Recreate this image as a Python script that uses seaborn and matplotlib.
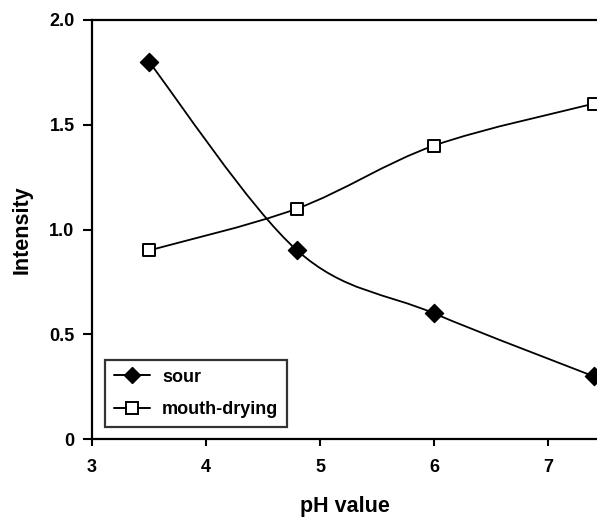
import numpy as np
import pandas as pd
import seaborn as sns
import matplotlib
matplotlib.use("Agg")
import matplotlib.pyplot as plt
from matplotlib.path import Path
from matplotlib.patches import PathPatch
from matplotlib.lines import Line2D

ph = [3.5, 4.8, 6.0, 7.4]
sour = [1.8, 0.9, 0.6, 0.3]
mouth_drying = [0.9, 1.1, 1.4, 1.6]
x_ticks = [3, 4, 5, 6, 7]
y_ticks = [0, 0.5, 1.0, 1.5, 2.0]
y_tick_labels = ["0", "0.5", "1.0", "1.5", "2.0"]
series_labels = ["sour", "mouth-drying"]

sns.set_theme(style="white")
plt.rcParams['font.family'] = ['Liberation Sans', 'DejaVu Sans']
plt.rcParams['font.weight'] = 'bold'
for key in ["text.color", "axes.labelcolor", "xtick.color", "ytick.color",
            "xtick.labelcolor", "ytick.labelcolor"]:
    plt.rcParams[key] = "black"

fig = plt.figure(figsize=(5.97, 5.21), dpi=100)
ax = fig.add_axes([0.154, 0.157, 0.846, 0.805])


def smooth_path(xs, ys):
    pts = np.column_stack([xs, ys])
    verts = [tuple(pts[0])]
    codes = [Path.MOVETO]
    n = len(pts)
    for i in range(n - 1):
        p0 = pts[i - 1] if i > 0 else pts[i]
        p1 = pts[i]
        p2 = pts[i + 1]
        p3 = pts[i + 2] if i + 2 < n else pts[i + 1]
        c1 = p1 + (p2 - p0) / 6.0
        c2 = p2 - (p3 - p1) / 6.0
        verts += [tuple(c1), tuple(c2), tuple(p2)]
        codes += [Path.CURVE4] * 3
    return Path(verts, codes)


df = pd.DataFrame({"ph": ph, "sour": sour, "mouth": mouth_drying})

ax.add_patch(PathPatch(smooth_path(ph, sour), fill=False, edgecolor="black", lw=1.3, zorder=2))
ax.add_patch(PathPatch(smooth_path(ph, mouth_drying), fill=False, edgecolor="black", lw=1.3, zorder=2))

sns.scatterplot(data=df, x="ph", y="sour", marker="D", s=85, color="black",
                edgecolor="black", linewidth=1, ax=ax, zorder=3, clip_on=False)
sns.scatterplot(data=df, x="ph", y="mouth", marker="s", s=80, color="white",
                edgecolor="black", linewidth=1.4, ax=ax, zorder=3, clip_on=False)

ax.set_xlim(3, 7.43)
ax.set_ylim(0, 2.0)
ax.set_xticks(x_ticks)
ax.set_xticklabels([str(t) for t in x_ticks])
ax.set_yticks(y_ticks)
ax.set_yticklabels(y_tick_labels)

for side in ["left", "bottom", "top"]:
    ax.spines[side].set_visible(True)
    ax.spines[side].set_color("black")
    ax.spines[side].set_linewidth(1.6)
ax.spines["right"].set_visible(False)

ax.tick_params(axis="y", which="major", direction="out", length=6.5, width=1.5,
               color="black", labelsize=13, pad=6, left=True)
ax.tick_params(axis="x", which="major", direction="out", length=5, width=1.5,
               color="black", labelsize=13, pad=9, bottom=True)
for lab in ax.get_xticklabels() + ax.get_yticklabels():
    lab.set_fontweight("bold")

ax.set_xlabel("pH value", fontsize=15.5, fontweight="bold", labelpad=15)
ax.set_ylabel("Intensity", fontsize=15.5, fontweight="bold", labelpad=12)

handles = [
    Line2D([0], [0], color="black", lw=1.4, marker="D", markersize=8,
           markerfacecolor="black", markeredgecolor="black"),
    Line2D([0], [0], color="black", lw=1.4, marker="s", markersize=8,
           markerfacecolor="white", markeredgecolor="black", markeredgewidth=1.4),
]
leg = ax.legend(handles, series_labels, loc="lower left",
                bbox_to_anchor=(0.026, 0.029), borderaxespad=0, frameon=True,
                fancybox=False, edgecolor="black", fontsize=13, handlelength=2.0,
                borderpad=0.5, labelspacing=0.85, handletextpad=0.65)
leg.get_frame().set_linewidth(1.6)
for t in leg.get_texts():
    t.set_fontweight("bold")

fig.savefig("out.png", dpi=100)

__________

(WRITTEN REQUEST) Quote the data above in full, leaving out the pictures it holds.

(EXERCISE SOLUTION)
Recreate this image as a Python script that uses seaborn and matplotlib.
import numpy as np
import pandas as pd
import seaborn as sns
import matplotlib
matplotlib.use("Agg")
import matplotlib.pyplot as plt
from matplotlib.path import Path
from matplotlib.patches import PathPatch
from matplotlib.lines import Line2D

ph = [3.5, 4.8, 6.0, 7.4]
sour = [1.8, 0.9, 0.6, 0.3]
mouth_drying = [0.9, 1.1, 1.4, 1.6]
x_ticks = [3, 4, 5, 6, 7]
y_ticks = [0, 0.5, 1.0, 1.5, 2.0]
y_tick_labels = ["0", "0.5", "1.0", "1.5", "2.0"]
series_labels = ["sour", "mouth-drying"]

sns.set_theme(style="white")
plt.rcParams['font.family'] = ['Liberation Sans', 'DejaVu Sans']
plt.rcParams['font.weight'] = 'bold'
for key in ["text.color", "axes.labelcolor", "xtick.color", "ytick.color",
            "xtick.labelcolor", "ytick.labelcolor"]:
    plt.rcParams[key] = "black"

fig = plt.figure(figsize=(5.97, 5.21), dpi=100)
ax = fig.add_axes([0.154, 0.157, 0.846, 0.805])


def smooth_path(xs, ys):
    pts = np.column_stack([xs, ys])
    verts = [tuple(pts[0])]
    codes = [Path.MOVETO]
    n = len(pts)
    for i in range(n - 1):
        p0 = pts[i - 1] if i > 0 else pts[i]
        p1 = pts[i]
        p2 = pts[i + 1]
        p3 = pts[i + 2] if i + 2 < n else pts[i + 1]
        c1 = p1 + (p2 - p0) / 6.0
        c2 = p2 - (p3 - p1) / 6.0
        verts += [tuple(c1), tuple(c2), tuple(p2)]
        codes += [Path.CURVE4] * 3
    return Path(verts, codes)


df = pd.DataFrame({"ph": ph, "sour": sour, "mouth": mouth_drying})

ax.add_patch(PathPatch(smooth_path(ph, sour), fill=False, edgecolor="black", lw=1.3, zorder=2))
ax.add_patch(PathPatch(smooth_path(ph, mouth_drying), fill=False, edgecolor="black", lw=1.3, zorder=2))

sns.scatterplot(data=df, x="ph", y="sour", marker="D", s=85, color="black",
                edgecolor="black", linewidth=1, ax=ax, zorder=3, clip_on=False)
sns.scatterplot(data=df, x="ph", y="mouth", marker="s", s=80, color="white",
                edgecolor="black", linewidth=1.4, ax=ax, zorder=3, clip_on=False)

ax.set_xlim(3, 7.43)
ax.set_ylim(0, 2.0)
ax.set_xticks(x_ticks)
ax.set_xticklabels([str(t) for t in x_ticks])
ax.set_yticks(y_ticks)
ax.set_yticklabels(y_tick_labels)

for side in ["left", "bottom", "top"]:
    ax.spines[side].set_visible(True)
    ax.spines[side].set_color("black")
    ax.spines[side].set_linewidth(1.6)
ax.spines["right"].set_visible(False)

ax.tick_params(axis="y", which="major", direction="out", length=6.5, width=1.5,
               color="black", labelsize=13, pad=6, left=True)
ax.tick_params(axis="x", which="major", direction="out", length=5, width=1.5,
               color="black", labelsize=13, pad=9, bottom=True)
for lab in ax.get_xticklabels() + ax.get_yticklabels():
    lab.set_fontweight("bold")

ax.set_xlabel("pH value", fontsize=15.5, fontweight="bold", labelpad=15)
ax.set_ylabel("Intensity", fontsize=15.5, fontweight="bold", labelpad=12)

handles = [
    Line2D([0], [0], color="black", lw=1.4, marker="D", markersize=8,
           markerfacecolor="black", markeredgecolor="black"),
    Line2D([0], [0], color="black", lw=1.4, marker="s", markersize=8,
           markerfacecolor="white", markeredgecolor="black", markeredgewidth=1.4),
]
leg = ax.legend(handles, series_labels, loc="lower left",
                bbox_to_anchor=(0.026, 0.029), borderaxespad=0, frameon=True,
                fancybox=False, edgecolor="black", fontsize=13, handlelength=2.0,
                borderpad=0.5, labelspacing=0.85, handletextpad=0.65)
leg.get_frame().set_linewidth(1.6)
for t in leg.get_texts():
    t.set_fontweight("bold")

fig.savefig("out.png", dpi=100)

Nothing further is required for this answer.